• GIVEN REQUEST: Under this line sits a listing. Repeat exactly and only its lines from the one holding "Output the web" through the one holding "2.78, 2.828, 2.968];"; skip pictures.
-- start INPUT DATA --
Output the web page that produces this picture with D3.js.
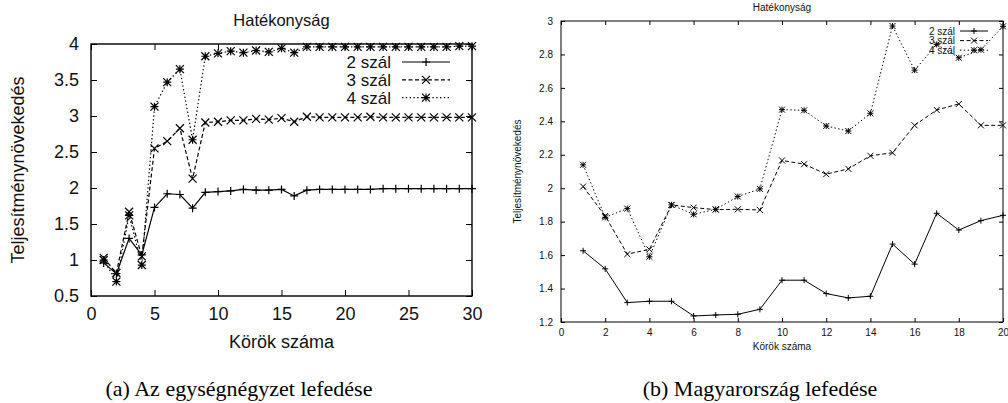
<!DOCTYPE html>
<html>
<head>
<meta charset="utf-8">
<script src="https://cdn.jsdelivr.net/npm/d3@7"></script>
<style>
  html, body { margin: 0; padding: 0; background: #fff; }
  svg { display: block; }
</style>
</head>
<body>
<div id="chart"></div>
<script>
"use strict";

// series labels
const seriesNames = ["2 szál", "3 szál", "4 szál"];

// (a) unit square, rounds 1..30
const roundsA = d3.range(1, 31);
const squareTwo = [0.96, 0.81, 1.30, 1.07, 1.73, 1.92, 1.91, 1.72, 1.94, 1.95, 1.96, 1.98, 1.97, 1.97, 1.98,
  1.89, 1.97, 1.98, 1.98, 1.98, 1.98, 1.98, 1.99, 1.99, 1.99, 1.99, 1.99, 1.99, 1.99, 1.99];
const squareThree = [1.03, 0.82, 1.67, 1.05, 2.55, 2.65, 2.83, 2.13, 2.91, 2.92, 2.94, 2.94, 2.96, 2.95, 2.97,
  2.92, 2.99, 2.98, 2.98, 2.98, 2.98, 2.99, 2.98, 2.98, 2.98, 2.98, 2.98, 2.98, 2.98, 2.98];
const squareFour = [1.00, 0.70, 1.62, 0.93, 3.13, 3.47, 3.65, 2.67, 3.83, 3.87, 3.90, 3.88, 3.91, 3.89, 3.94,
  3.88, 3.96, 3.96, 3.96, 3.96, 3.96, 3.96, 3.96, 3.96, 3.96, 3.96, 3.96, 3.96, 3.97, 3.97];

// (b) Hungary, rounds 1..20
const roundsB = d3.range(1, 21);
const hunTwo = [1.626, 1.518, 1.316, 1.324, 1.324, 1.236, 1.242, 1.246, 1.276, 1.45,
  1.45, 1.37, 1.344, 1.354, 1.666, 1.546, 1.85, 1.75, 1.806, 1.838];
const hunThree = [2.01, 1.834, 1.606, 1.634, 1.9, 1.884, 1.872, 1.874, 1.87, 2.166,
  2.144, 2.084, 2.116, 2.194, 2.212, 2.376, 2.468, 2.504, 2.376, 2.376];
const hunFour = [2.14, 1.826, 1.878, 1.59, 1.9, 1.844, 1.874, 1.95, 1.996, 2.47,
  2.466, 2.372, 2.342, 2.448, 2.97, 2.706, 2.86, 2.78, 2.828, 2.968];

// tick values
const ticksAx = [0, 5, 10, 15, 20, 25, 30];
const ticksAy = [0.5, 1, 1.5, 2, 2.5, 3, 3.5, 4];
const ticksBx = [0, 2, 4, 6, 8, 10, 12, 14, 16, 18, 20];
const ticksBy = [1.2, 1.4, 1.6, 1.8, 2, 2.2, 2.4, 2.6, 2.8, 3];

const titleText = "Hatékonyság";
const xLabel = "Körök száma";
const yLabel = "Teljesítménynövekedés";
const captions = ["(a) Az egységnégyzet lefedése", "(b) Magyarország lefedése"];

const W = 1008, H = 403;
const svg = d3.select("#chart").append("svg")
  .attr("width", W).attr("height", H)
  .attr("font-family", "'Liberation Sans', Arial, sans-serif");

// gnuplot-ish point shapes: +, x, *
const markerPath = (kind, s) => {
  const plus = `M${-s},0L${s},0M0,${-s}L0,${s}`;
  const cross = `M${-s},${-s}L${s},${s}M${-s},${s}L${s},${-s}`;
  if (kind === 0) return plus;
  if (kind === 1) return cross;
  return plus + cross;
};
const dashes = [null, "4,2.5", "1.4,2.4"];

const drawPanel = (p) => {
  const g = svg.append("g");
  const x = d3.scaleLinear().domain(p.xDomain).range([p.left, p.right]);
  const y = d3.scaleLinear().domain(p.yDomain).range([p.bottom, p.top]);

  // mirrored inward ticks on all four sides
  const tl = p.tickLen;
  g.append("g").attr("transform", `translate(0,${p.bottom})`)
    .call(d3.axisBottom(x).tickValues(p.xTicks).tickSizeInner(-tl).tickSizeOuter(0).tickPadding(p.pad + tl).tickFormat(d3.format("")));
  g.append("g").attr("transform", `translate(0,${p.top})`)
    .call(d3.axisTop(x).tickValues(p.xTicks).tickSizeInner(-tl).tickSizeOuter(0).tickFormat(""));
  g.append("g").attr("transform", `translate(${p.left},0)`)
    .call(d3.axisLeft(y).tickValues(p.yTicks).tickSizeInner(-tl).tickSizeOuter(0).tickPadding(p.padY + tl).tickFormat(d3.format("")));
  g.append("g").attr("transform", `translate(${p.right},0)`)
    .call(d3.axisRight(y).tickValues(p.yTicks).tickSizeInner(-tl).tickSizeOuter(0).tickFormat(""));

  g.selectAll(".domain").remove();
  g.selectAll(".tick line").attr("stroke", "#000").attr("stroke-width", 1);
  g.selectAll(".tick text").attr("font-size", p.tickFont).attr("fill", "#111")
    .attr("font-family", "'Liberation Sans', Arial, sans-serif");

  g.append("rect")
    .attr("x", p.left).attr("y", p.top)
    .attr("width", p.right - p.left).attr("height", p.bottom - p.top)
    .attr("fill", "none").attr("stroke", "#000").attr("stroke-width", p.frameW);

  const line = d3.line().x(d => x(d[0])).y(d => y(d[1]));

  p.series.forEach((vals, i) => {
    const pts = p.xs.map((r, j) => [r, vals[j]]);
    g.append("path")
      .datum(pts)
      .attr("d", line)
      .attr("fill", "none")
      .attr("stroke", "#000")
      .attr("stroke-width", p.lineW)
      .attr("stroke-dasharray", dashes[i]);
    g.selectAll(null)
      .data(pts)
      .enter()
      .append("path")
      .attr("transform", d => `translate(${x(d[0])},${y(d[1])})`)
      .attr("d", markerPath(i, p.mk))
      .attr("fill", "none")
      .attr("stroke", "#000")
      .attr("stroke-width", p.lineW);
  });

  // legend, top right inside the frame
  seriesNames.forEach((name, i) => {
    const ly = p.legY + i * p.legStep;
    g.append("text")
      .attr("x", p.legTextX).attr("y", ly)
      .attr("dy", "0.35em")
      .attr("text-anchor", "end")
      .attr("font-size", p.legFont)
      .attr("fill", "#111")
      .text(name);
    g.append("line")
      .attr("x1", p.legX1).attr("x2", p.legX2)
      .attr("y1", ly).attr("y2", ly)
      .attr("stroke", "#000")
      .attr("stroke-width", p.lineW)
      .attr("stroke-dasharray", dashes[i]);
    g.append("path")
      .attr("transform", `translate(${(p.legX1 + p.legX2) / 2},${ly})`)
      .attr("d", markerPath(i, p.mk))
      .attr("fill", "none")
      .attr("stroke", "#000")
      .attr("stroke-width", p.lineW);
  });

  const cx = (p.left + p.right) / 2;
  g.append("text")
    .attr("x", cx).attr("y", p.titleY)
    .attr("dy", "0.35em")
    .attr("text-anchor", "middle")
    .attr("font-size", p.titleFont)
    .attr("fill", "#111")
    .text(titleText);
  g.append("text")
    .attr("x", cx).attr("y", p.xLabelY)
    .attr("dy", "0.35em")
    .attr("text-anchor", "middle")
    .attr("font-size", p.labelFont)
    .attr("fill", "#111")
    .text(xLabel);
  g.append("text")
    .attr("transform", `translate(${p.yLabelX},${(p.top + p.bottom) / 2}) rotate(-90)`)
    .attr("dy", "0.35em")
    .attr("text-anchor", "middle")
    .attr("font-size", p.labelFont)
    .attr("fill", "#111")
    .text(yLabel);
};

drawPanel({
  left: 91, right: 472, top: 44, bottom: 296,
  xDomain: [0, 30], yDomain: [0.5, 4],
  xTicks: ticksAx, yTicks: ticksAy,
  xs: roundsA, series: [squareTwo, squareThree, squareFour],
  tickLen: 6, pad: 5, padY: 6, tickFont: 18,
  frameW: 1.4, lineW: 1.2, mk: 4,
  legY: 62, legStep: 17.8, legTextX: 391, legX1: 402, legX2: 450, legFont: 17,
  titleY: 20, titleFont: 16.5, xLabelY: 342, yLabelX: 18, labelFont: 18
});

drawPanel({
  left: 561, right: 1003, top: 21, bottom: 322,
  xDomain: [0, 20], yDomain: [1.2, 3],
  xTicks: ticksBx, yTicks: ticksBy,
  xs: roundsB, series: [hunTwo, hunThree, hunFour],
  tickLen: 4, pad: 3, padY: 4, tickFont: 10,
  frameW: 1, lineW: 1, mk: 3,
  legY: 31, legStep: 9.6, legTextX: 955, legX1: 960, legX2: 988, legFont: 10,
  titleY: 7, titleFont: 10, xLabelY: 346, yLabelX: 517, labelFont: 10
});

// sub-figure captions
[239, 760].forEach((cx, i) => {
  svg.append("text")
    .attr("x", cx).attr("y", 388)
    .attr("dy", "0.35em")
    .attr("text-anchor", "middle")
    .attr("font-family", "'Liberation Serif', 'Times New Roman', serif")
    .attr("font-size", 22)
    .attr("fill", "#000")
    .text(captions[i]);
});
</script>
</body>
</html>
-- end INPUT DATA --
-- start INPUT DATA --
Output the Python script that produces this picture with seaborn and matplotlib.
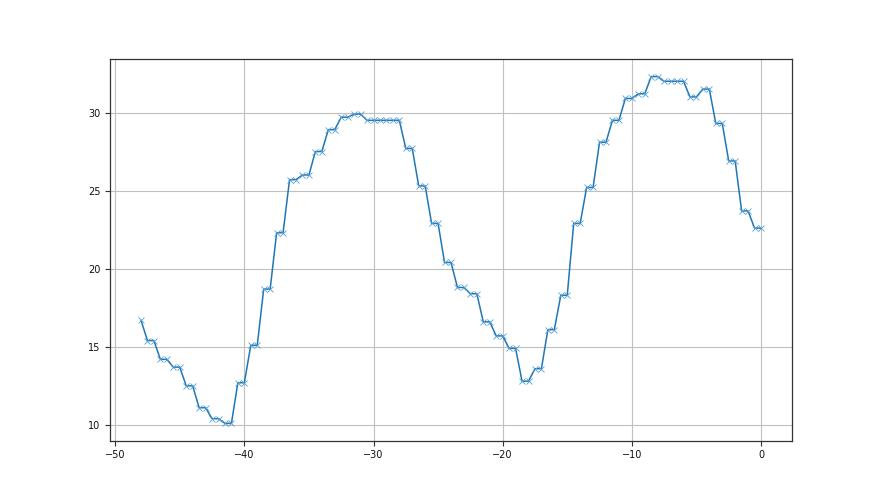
-- end INPUT DATA --
• ANSWER IN FULL:
Output the web page that produces this picture with D3.js.
<!DOCTYPE html>
<html>
<head>
<meta charset="utf-8">
<script src="https://cdn.jsdelivr.net/npm/d3@7"></script>
<style>
  html, body { margin: 0; padding: 0; background: #fff; }
  svg { display: block; }
</style>
</head>
<body>
<div id="chart"></div>
<script>
"use strict";

// series labels
const seriesNames = ["2 szál", "3 szál", "4 szál"];

// (a) unit square, rounds 1..30
const roundsA = d3.range(1, 31);
const squareTwo = [0.96, 0.81, 1.30, 1.07, 1.73, 1.92, 1.91, 1.72, 1.94, 1.95, 1.96, 1.98, 1.97, 1.97, 1.98,
  1.89, 1.97, 1.98, 1.98, 1.98, 1.98, 1.98, 1.99, 1.99, 1.99, 1.99, 1.99, 1.99, 1.99, 1.99];
const squareThree = [1.03, 0.82, 1.67, 1.05, 2.55, 2.65, 2.83, 2.13, 2.91, 2.92, 2.94, 2.94, 2.96, 2.95, 2.97,
  2.92, 2.99, 2.98, 2.98, 2.98, 2.98, 2.99, 2.98, 2.98, 2.98, 2.98, 2.98, 2.98, 2.98, 2.98];
const squareFour = [1.00, 0.70, 1.62, 0.93, 3.13, 3.47, 3.65, 2.67, 3.83, 3.87, 3.90, 3.88, 3.91, 3.89, 3.94,
  3.88, 3.96, 3.96, 3.96, 3.96, 3.96, 3.96, 3.96, 3.96, 3.96, 3.96, 3.96, 3.96, 3.97, 3.97];

// (b) Hungary, rounds 1..20
const roundsB = d3.range(1, 21);
const hunTwo = [1.626, 1.518, 1.316, 1.324, 1.324, 1.236, 1.242, 1.246, 1.276, 1.45,
  1.45, 1.37, 1.344, 1.354, 1.666, 1.546, 1.85, 1.75, 1.806, 1.838];
const hunThree = [2.01, 1.834, 1.606, 1.634, 1.9, 1.884, 1.872, 1.874, 1.87, 2.166,
  2.144, 2.084, 2.116, 2.194, 2.212, 2.376, 2.468, 2.504, 2.376, 2.376];
const hunFour = [2.14, 1.826, 1.878, 1.59, 1.9, 1.844, 1.874, 1.95, 1.996, 2.47,
  2.466, 2.372, 2.342, 2.448, 2.97, 2.706, 2.86, 2.78, 2.828, 2.968];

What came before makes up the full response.